# GIVEN MATERIAL
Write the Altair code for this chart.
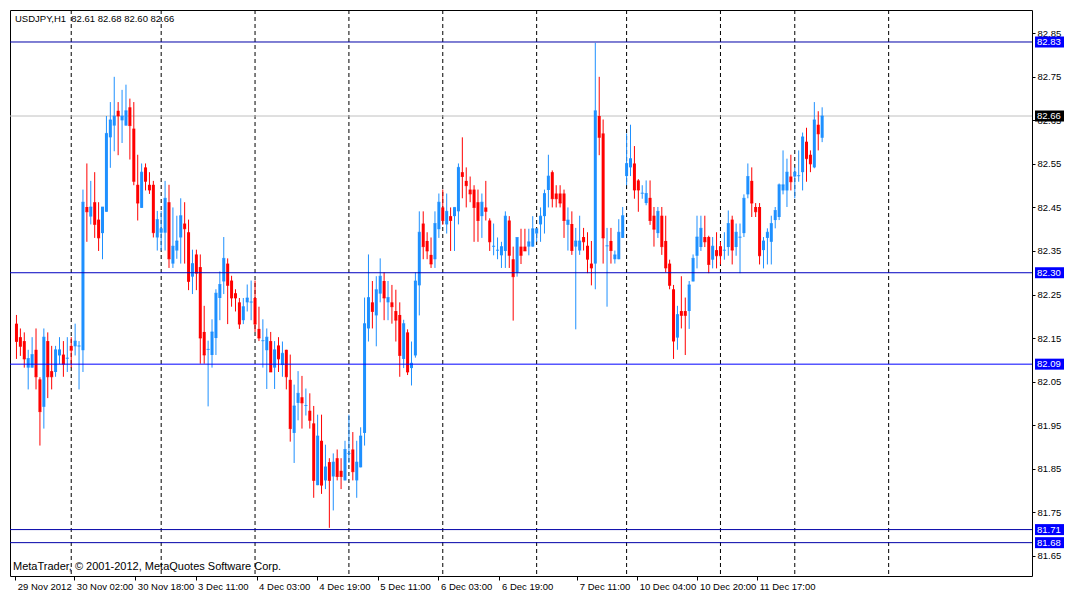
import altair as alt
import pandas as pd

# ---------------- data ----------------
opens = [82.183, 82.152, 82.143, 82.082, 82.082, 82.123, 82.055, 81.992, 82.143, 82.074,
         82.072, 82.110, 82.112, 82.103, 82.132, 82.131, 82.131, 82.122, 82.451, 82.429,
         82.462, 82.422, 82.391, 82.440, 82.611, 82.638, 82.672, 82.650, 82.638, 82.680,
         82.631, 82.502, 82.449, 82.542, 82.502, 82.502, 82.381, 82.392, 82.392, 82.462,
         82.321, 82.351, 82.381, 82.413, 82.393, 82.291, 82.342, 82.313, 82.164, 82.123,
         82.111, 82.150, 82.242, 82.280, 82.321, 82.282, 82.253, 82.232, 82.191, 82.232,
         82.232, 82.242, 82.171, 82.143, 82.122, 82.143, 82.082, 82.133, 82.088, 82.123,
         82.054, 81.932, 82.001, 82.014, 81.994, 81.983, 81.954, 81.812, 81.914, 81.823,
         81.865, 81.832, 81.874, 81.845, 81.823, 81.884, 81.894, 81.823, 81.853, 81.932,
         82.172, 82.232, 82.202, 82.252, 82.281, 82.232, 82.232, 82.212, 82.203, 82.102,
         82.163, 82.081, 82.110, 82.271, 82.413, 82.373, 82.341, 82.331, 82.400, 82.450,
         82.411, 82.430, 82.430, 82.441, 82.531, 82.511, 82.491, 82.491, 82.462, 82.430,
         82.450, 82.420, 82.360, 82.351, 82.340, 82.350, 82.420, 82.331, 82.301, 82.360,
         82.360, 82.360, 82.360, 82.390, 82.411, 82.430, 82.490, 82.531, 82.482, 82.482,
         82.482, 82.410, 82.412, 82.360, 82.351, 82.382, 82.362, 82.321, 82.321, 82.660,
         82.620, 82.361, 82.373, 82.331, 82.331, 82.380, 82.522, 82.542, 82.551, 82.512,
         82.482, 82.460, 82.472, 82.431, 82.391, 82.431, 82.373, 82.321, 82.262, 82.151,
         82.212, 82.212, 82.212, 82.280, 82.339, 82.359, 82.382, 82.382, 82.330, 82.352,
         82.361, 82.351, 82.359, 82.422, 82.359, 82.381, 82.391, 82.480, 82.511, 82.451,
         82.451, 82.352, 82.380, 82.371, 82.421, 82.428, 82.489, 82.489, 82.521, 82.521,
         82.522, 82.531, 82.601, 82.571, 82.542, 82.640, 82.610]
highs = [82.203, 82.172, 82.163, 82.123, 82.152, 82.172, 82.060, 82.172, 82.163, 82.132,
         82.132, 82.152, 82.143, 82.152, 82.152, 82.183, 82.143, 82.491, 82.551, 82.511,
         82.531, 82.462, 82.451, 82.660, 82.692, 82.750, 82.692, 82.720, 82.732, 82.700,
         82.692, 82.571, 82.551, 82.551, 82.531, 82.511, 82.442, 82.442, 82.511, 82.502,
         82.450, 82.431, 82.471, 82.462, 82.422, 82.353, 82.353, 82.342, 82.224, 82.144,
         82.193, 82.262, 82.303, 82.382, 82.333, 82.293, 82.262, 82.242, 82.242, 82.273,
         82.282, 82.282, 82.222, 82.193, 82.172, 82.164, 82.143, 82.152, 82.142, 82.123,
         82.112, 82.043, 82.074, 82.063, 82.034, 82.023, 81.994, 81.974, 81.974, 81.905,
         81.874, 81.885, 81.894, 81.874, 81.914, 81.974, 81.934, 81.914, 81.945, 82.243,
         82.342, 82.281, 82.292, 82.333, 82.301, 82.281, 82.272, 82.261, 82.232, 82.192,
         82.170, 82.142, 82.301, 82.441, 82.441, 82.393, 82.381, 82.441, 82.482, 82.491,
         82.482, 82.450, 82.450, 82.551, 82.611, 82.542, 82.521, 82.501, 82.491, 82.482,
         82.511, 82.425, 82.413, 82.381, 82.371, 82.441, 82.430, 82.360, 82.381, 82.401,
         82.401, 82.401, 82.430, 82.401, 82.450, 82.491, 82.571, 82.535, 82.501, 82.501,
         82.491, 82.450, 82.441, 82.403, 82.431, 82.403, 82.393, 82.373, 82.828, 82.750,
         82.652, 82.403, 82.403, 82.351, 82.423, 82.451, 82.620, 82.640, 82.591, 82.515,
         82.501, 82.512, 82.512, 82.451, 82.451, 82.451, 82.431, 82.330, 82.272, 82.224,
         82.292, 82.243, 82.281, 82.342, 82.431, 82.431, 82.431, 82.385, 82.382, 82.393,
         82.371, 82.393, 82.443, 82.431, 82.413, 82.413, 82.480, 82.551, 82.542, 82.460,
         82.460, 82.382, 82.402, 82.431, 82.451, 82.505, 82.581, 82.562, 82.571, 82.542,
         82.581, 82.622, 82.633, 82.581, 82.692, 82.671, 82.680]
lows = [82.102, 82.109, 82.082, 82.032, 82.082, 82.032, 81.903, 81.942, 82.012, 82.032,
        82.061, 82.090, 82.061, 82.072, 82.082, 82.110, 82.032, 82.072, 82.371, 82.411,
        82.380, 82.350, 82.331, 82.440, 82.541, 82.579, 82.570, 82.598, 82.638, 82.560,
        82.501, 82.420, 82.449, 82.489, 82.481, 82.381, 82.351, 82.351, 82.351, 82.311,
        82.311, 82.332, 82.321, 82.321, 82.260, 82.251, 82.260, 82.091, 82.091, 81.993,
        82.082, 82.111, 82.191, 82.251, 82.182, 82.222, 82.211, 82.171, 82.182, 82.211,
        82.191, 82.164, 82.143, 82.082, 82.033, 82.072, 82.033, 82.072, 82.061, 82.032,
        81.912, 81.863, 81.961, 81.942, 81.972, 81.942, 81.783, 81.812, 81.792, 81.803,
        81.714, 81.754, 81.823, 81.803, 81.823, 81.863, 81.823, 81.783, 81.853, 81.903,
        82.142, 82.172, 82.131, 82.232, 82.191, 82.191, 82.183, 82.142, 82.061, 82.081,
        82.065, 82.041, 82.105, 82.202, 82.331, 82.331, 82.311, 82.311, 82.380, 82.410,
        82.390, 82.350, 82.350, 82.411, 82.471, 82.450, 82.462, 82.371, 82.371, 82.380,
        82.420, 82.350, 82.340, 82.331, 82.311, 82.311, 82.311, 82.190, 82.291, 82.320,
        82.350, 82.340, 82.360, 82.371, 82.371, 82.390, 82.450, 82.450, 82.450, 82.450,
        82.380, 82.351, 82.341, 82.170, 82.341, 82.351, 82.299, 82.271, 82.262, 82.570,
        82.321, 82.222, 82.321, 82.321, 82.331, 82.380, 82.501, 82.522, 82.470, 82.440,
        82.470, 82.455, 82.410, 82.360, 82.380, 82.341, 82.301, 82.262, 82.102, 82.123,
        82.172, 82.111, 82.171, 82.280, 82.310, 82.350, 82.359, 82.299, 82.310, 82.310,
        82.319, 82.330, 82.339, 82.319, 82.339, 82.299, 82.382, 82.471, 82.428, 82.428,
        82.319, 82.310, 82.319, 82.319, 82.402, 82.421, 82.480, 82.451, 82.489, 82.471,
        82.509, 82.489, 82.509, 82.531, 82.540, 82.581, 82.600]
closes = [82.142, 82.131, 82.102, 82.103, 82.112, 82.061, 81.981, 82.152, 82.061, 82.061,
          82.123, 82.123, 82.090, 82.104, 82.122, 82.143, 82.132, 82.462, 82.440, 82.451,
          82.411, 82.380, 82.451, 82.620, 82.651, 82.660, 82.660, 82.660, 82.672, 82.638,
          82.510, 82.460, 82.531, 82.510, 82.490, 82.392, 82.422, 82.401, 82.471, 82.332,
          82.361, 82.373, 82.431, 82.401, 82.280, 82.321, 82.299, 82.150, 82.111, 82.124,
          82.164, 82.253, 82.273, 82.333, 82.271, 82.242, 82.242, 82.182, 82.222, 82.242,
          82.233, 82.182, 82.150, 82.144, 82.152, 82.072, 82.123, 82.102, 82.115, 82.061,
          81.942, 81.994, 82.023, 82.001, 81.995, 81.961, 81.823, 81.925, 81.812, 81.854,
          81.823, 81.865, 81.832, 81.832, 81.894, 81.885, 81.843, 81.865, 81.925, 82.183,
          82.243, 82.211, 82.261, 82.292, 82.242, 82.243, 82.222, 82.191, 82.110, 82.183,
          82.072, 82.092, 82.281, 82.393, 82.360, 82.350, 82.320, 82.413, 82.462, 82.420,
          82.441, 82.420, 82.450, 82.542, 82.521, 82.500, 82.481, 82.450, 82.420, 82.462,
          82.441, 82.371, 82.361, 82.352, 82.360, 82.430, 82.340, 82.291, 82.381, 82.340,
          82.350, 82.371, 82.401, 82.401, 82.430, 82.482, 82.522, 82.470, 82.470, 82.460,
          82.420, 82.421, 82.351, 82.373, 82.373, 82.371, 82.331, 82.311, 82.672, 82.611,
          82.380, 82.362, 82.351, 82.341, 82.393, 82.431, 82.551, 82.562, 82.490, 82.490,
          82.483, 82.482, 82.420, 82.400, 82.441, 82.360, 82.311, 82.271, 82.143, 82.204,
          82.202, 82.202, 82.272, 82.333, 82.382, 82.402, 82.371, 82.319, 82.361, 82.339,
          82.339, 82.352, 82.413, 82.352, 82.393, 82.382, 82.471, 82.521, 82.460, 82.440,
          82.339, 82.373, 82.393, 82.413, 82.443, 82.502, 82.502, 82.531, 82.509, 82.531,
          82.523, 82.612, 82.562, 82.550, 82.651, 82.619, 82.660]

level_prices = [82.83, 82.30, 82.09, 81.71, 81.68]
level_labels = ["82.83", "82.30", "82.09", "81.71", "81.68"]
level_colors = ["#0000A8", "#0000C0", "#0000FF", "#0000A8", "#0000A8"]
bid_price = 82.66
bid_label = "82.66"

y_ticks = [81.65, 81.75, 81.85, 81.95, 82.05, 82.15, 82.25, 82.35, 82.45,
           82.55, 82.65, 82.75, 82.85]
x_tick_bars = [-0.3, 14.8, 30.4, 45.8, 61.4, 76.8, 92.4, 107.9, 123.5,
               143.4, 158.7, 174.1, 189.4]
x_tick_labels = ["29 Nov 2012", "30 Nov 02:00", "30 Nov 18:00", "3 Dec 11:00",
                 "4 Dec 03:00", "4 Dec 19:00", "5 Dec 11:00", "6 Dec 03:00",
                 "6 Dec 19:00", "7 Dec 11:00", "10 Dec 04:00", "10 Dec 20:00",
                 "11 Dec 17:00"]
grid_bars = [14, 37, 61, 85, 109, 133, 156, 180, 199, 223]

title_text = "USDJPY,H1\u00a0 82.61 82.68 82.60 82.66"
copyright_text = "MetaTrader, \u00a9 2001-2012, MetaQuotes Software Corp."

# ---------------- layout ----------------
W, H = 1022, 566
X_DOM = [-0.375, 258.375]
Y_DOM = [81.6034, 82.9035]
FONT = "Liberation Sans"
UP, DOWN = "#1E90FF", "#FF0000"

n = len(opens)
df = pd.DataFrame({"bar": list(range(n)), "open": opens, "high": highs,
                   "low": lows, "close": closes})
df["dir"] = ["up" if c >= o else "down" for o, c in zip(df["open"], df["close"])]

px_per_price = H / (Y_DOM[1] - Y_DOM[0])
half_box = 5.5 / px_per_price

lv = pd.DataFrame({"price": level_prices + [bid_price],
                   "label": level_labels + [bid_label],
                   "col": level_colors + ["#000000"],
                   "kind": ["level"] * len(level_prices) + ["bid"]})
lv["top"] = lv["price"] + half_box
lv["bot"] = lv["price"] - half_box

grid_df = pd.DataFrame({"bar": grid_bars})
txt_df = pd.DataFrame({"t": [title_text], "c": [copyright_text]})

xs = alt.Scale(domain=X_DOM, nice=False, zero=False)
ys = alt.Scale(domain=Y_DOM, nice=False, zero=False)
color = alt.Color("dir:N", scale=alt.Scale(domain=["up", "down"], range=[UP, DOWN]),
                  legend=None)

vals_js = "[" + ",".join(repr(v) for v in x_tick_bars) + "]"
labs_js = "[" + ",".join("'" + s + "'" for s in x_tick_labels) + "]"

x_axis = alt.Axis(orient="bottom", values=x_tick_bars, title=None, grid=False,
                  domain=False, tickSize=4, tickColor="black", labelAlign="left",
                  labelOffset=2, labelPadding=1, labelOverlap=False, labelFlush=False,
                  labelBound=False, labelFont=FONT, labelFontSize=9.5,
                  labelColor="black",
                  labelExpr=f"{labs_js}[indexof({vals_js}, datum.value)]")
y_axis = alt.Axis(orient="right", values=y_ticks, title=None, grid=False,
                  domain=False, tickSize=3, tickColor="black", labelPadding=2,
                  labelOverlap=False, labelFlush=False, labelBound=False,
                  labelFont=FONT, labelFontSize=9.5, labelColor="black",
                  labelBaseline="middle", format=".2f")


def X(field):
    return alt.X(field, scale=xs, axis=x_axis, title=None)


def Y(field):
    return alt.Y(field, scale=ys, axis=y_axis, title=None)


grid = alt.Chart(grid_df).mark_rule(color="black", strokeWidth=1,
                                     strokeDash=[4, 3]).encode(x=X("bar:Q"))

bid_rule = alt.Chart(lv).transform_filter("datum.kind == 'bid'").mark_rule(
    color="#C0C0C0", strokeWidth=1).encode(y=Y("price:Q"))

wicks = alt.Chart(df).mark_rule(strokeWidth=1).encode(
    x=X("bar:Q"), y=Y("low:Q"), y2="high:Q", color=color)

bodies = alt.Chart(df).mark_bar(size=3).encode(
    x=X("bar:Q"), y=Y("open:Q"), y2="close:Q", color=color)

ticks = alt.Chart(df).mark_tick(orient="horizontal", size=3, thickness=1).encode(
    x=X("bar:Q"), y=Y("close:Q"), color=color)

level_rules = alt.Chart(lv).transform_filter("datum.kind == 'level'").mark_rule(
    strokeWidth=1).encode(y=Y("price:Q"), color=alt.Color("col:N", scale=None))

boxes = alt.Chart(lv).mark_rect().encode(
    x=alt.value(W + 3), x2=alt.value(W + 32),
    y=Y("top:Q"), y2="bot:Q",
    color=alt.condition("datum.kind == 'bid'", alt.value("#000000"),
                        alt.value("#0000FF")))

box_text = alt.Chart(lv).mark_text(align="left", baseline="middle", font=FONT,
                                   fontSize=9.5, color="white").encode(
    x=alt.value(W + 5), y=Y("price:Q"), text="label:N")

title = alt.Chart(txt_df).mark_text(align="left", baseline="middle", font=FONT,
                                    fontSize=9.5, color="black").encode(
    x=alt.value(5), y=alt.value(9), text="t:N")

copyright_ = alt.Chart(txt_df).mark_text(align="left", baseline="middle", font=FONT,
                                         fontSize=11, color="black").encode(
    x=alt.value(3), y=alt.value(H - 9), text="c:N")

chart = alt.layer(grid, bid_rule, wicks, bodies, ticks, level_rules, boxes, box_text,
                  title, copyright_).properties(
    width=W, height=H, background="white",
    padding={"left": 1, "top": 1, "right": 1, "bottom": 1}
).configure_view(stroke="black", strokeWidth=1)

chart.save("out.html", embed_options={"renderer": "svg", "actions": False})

# WHAT YOU SHOULD DO
Give again, exactly, the lines from the start of the data through the one holding "import pandas as pd"; omit the pictures.

# EXPECTED OUTPUT
Write the Altair code for this chart.
import altair as alt
import pandas as pd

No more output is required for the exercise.